Lack of respect can also mean other things though, like not respecting the opponents options. Such as being put into a frame disadvantage; the aggressor now has control and has a ton of options for mixup, continued pressure, or baiting the opponent into doing something stupid. A lack of respect for these options would cause the defender to do an aggressive attack in retaliation, even though they were at disadvantage. A very foolish choice, yet it doesn't always fail.

With high/low/block/throw mixup options that can't be consistently reacted to you get people trying to guess their way out of the mixup with a counter instead of trying to defend against it, and you either succeed or fail based on luck. It's disrespectful, and while complete lack of respect is easy to counter (because it's predictable), varying levels of respect and disrespect can be really annoying at times.
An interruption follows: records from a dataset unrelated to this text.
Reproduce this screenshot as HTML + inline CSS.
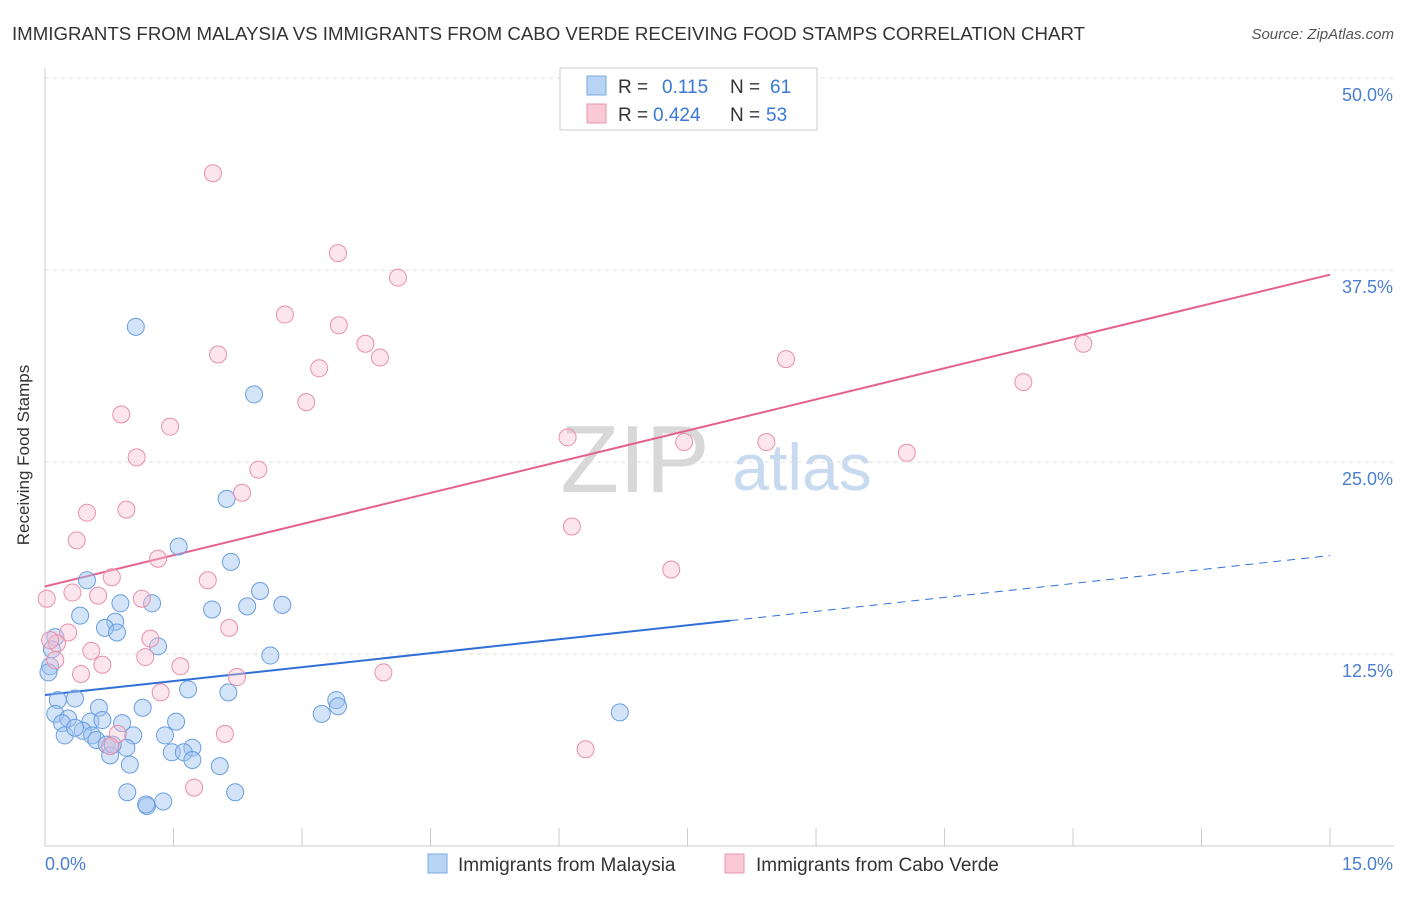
<!DOCTYPE html>
<html><head><meta charset="utf-8"><style>
body{margin:0;background:#fff;font-family:"Liberation Sans",sans-serif;}
svg text{font-family:"Liberation Sans",sans-serif;}
</style></head><body>
<svg id="chart" width="1406" height="892" xmlns="http://www.w3.org/2000/svg">
<text x="12" y="40" font-size="18" fill="#333" textLength="1073" lengthAdjust="spacingAndGlyphs">IMMIGRANTS FROM MALAYSIA VS IMMIGRANTS FROM CABO VERDE RECEIVING FOOD STAMPS CORRELATION CHART</text>
<text x="1394" y="39" font-size="15" fill="#555" text-anchor="end" font-style="italic">Source: ZipAtlas.com</text>
<text x="29" y="455" font-size="17" fill="#333" text-anchor="middle" transform="rotate(-90 29 455)">Receiving Food Stamps</text>
<g><text x="635" y="492" font-size="96" fill="#d8d8d8" font-family="Liberation Serif" text-anchor="middle">ZIP</text><text x="802" y="490" font-size="66" fill="#c8daf0" text-anchor="middle">atlas</text></g>
<g id="grid"></g><g id="axes"></g><g id="lines"></g><g id="pts"></g>
<g>
<rect x="560" y="68" width="257" height="62" fill="#fff" stroke="#ccc"/>
<rect x="587" y="76" width="19" height="19" fill="#b8d4f5" stroke="#7aa8e0"/>
<rect x="587" y="104" width="19" height="19" fill="#f9c9d6" stroke="#e896b0"/>
<text x="618" y="93" font-size="19" fill="#333">R = </text><text x="662" y="93" font-size="19" fill="#3a78d8">0.115</text><text x="730" y="93" font-size="19" fill="#333">N = </text><text x="770" y="93" font-size="19" fill="#3a78d8">61</text>
<text x="618" y="121" font-size="19" fill="#333">R = </text><text x="653" y="121" font-size="19" fill="#3a78d8">0.424</text><text x="730" y="121" font-size="19" fill="#333">N = </text><text x="766" y="121" font-size="19" fill="#3a78d8">53</text>
</g>
<g>
<rect x="428" y="854" width="19" height="19" fill="#b8d4f5" stroke="#7aa8e0"/>
<text x="458" y="871" font-size="19" fill="#333">Immigrants from Malaysia</text>
<rect x="725" y="854" width="19" height="19" fill="#f9c9d6" stroke="#e896b0"/>
<text x="756" y="871" font-size="19" fill="#333">Immigrants from Cabo Verde</text>
</g>
</svg>
<script>
const blueX=[1.06,2.44,2.12,1.56,2.17,0.49,2.51,0.88,1.25,1.95,2.36,2.77,0.41,0.82,0.70,0.84,1.32,0.12,0.08,0.06,2.63,0.15,0.35,1.67,2.14,3.40,3.42,3.23,6.71,0.12,0.27,0.63,1.14,0.20,0.53,0.67,0.90,1.53,0.44,0.55,0.23,0.60,1.03,1.40,0.72,0.95,1.72,0.76,1.48,1.62,1.72,2.04,0.99,0.96,1.19,1.18,1.38,2.22,0.04,0.35,0.79];
const blueY=[33.8,29.4,22.6,19.5,18.5,17.3,16.6,15.8,15.8,15.4,15.6,15.7,15.0,14.6,14.2,13.9,13.0,13.6,12.8,11.7,12.4,9.5,9.6,10.2,10.0,9.5,9.1,8.6,8.7,8.6,8.3,9.0,9.0,8.0,8.1,8.2,8.0,8.1,7.5,7.2,7.2,6.9,7.2,7.2,6.6,6.4,6.4,5.9,6.1,6.1,5.6,5.2,5.3,3.5,2.6,2.7,2.9,3.5,11.3,7.7,6.6];
const pinkX=[1.96,3.42,4.12,2.80,3.43,3.74,2.02,3.91,8.65,3.20,12.12,11.42,3.05,0.89,1.46,6.10,7.46,8.42,10.06,1.07,2.49,2.30,0.49,0.95,6.15,0.37,1.32,0.78,1.90,7.31,0.02,0.32,0.62,1.13,0.27,1.23,0.14,0.54,1.17,1.58,0.12,0.42,0.67,2.24,3.95,1.35,2.15,2.10,0.85,0.76,6.31,1.74,0.06];
const pinkY=[43.8,38.6,37.0,34.6,33.9,32.7,32.0,31.8,31.7,31.1,32.7,30.2,28.9,28.1,27.3,26.6,26.3,26.3,25.6,25.3,24.5,23.0,21.7,21.9,20.8,19.9,18.7,17.5,17.3,18.0,16.1,16.5,16.3,16.1,13.9,13.5,13.2,12.7,12.3,11.7,12.1,11.2,11.8,11.0,11.3,10.0,14.2,7.3,7.3,6.5,6.3,3.8,13.4];
const yTicks=[12.5,25.0,37.5,50.0];
const yTickLabels=["12.5%","25.0%","37.5%","50.0%"];
const xTicks=[0,1.5,3,4.5,6,7.5,9,10.5,12,13.5,15];
const blueFit=[9.83,0.605];
const pinkFit=[16.9,1.353];
const blueSolidEnd=8.0;

const NS="http://www.w3.org/2000/svg";
const sx=v=>45+v*85.67, sy=v=>846-v*15.36;
function mk(tag,attrs,parent){const e=document.createElementNS(NS,tag);for(const k in attrs)e.setAttribute(k,attrs[k]);document.getElementById(parent).appendChild(e);return e;}
yTicks.forEach((t,i)=>{
 const g=mk('line',{x1:45,x2:1394,y1:sy(t),y2:sy(t),stroke:'#ddd','stroke-dasharray':'4,4'},'grid');
 
 
 const l=mk('text',{x:1393,y:sy(t)+23,'font-size':18,fill:'#4a7fd0','text-anchor':'end'},'axes');
 l.textContent=yTickLabels[i];
 
 
});
const tg=mk('line',{x1:45,x2:1394,y1:78,y2:78,stroke:'#ddd','stroke-dasharray':'4,4'},'grid');


const ya=mk('line',{x1:45,x2:45,y1:68,y2:846,stroke:'#ccc'},'axes');


const xa=mk('line',{x1:45,x2:1394,y1:846,y2:846,stroke:'#ccc'},'axes');


xTicks.forEach(t=>{const k=mk('line',{x1:sx(t),x2:sx(t),y1:828,y2:846,stroke:'#ccc'},'axes');
 
 });
const xl0=mk('text',{x:45,y:870,'font-size':18,fill:'#4a7fd0'},'axes');xl0.textContent='0.0%';


const xl1=mk('text',{x:1393,y:870,'font-size':18,fill:'#4a7fd0','text-anchor':'end'},'axes');xl1.textContent='15.0%';


blueX.forEach((x,i)=>{const c=mk('circle',{cx:sx(x),cy:sy(blueY[i]),r:8.5,fill:'rgba(160,196,240,0.45)',stroke:'#6a9ee0','stroke-width':1},'pts');
 
 });
pinkX.forEach((x,i)=>{const c=mk('circle',{cx:sx(x),cy:sy(pinkY[i]),r:8.5,fill:'rgba(248,190,208,0.4)',stroke:'#e890ac','stroke-width':1},'pts');
 
 });
const bl=mk('line',{x1:sx(0),y1:sy(blueFit[0]),x2:sx(blueSolidEnd),y2:sy(blueFit[0]+blueFit[1]*blueSolidEnd),stroke:'#2f6fd6','stroke-width':2},'lines');


const bd=mk('line',{x1:sx(blueSolidEnd),y1:sy(blueFit[0]+blueFit[1]*blueSolidEnd),x2:sx(15),y2:sy(blueFit[0]+blueFit[1]*15),stroke:'#2f6fd6','stroke-width':1,'stroke-dasharray':'8,6'},'lines');


const pl=mk('line',{x1:sx(0),y1:sy(pinkFit[0]),x2:sx(15),y2:sy(pinkFit[0]+pinkFit[1]*15),stroke:'#e5608a','stroke-width':2},'lines');


</script>
</body></html>
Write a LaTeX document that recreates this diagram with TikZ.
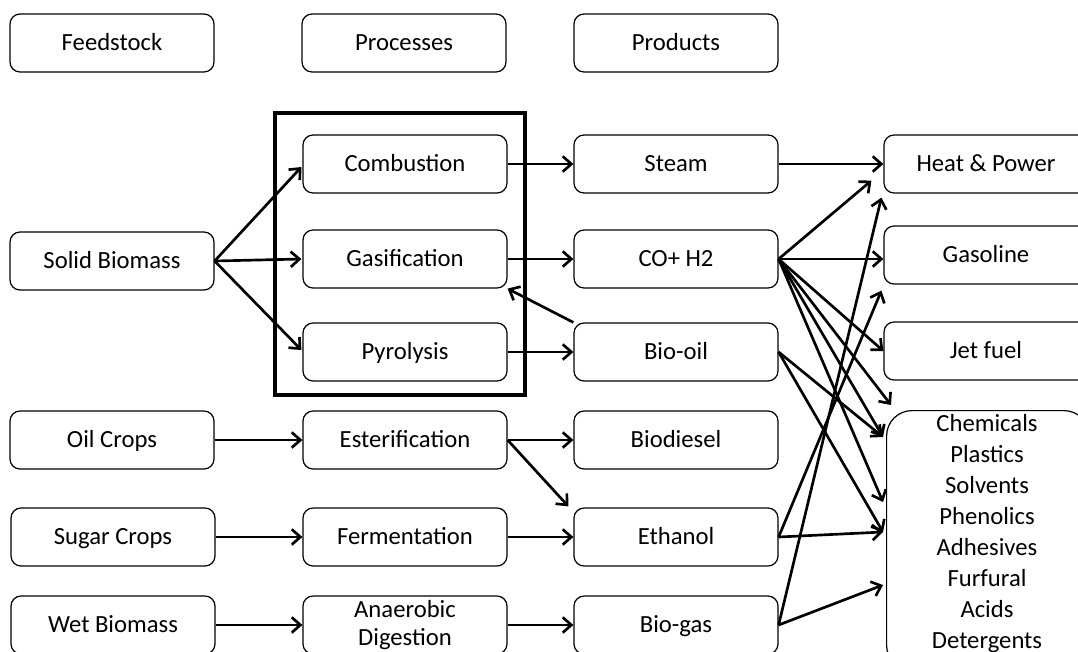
\documentclass[tikz,border=0pt]{standalone}
\usepackage{fontspec}
\setmainfont{Carlito}
\usetikzlibrary{arrows.meta,calc}
\begin{document}
\begin{tikzpicture}[x=0.75pt,y=-0.75pt,
  boxbase/.style={draw, line width=0.9pt, rounded corners=7.5pt, minimum width=153pt, minimum height=43.5pt,
    inner sep=2pt, align=center, font=\fontsize{18.5}{20}\selectfont},
  box/.style={boxbase, text height=14pt, text depth=2.5pt},
  bigbox/.style={draw, line width=0.9pt, rounded corners=19pt, minimum width=152pt, minimum height=195pt, inner sep=0pt},
  listtext/.style={align=center, inner sep=0pt, font=\fontsize{18.5}{23.25}\selectfont},
  arr/.style={line width=2pt, -{Straight Barb[length=6.5pt,width=11.5pt]}},
  frame/.style={line width=3pt}]
\useasboundingbox (0,0) rectangle (1078,651);
\fill[white] (0,0) rectangle (1078,651);
\clip (0,0) rectangle (1078,651);
% headers
\node[box] (feed) at (112,43) {Feedstock};
\node[box] (proc) at (404,43) {Processes};
\node[box] (prodh) at (676,43) {Products};
% feedstock
\node[box] (solid) at (112,261) {Solid Biomass};
\node[box] (oil) at (112,440) {Oil Crops};
\node[box] (sugar) at (113,537) {Sugar Crops};
\node[box] (wet) at (113,625) {Wet Biomass};
% processes
\node[box] (comb) at (405,164) {Combustion};
\node[box] (gas) at (405,259) {Gasification};
\node[box] (pyro) at (405,352) {Pyrolysis};
\node[box] (ester) at (405,440) {Esterification};
\node[box] (ferm) at (405,537) {Fermentation};
\node[boxbase, font=\fontsize{18.5}{21.5}\selectfont] (anae) at (405,625) {Anaerobic\\Digestion};
% products
\node[box] (steam) at (676,164) {Steam};
\node[box] (co) at (676,259) {CO+ H2};
\node[box] (biooil) at (676,352) {Bio-oil};
\node[box] (biod) at (676,440) {Biodiesel};
\node[box] (eth) at (676,537) {Ethanol};
\node[box] (biogas) at (676,625) {Bio-gas};
% end uses
\node[box] (heat) at (986,164) {Heat \& Power};
\node[box] (gasol) at (986,255) {Gasoline};
\node[box] (jet) at (986,351) {Jet fuel};
\node[bigbox, anchor=north west] (chem) at (886,410) {};
\node[listtext] (chemtext) at (987,534) {Chemicals\\Plastics\\Solvents\\Phenolics\\Adhesives\\Furfural\\Acids\\Detergents};
% thermochemical frame
\draw[frame] (275,113) rectangle (525,395);
% entry points
\coordinate (h1) at ($(heat.south west)+(-12,-13)$);
\coordinate (h2) at ($(heat.south west)+(-2,4)$);
\coordinate (g1) at ($(gasol.south west)+(-2,6)$);
\coordinate (c0) at ($(chem.north west)+(5,-5)$);
\coordinate (c1) at ($(chem.north west)+(-3,27)$);
\coordinate (c2) at ($(chem.north west)+(-3,92)$);
\coordinate (c3) at ($(chem.north west)+(-3,122)$);
\coordinate (c4) at ($(chem.north west)+(-3,175)$);
\coordinate (e1) at ($(eth.north west)+(-5,-1)$);
% feedstock -> processes
\draw[arr] (solid.east) -- ($(comb.west)+(-1,3)$);
\draw[arr] (solid.east) -- ($(gas.west)+(-1,0)$);
\draw[arr] (solid.east) -- ($(pyro.west)+(-1,-2)$);
\draw[arr] (oil.east) -- (ester.west);
\draw[arr] (sugar.east) -- (ferm.west);
\draw[arr] (wet.east) -- (anae.west);
% processes -> products
\draw[arr] (comb.east) -- (steam.west);
\draw[arr] (gas.east) -- (co.west);
\draw[arr] (pyro.east) -- (biooil.west);
\draw[arr] (biooil.north west) -- (gas.south east);
\draw[arr] (ester.east) -- (biod.west);
\draw[arr] (ester.east) -- (e1);
\draw[arr] (ferm.east) -- (eth.west);
\draw[arr] (anae.east) -- (biogas.west);
% products -> end uses
\draw[arr] (steam.east) -- (heat.west);
\draw[arr] (co.east) -- (h1);
\draw[arr] (co.east) -- (co.east -| gasol.west);
\draw[arr] (co.east) -- (jet.west);
\draw[arr] (co.east) -- (c0);
\draw[arr] (co.east) -- (c1);
\draw[arr] (co.east) -- (c2);
\draw[arr] (biooil.east) -- (c1);
\draw[arr] (biooil.east) -- (c3);
\draw[arr] (eth.east) -- (c3);
\draw[arr] (eth.east) -- (g1);
\draw[arr] (biogas.east) -- (h2);
\draw[arr] (biogas.east) -- (c4);
\end{tikzpicture}
\end{document}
We call it a lack of respect because the defender did not respect the potential punishment for doing a counter-action -- like doing a DP to get out of a mixup -- only to have the aggressor block and punish the DP. When you don't respect your opponent you are not respecting the risk, and you are not respecting their ability to play, you believe that the counter will work and you'll be fine.

This is also part of what separates mixups(guessing) from mind games(reading). It is an assumption that has the potential to be incorrect, but the odds of it being incorrect are very slim, so it's more of an educated guess.

To use a chess analogy it would be like intentionally placing your pawn in a bad spot as bait so that it can be taken, only to use another piece to take whatever piece the opponent used to take your pawn; a simple trap. Now, on a more specific scale, pinning the opponent on the board to where they have no choice but to act a certain way, a way that is favorable to you.

I think Viscant probably said it best when he said: "Forcing your opponent to choose from a tree of all failure".

Unfortunately it's incredibly common for gamers to confuse the differences between guessing and mindreading. For some reason people feel mixups and yomi are synonymous, when they aren't really.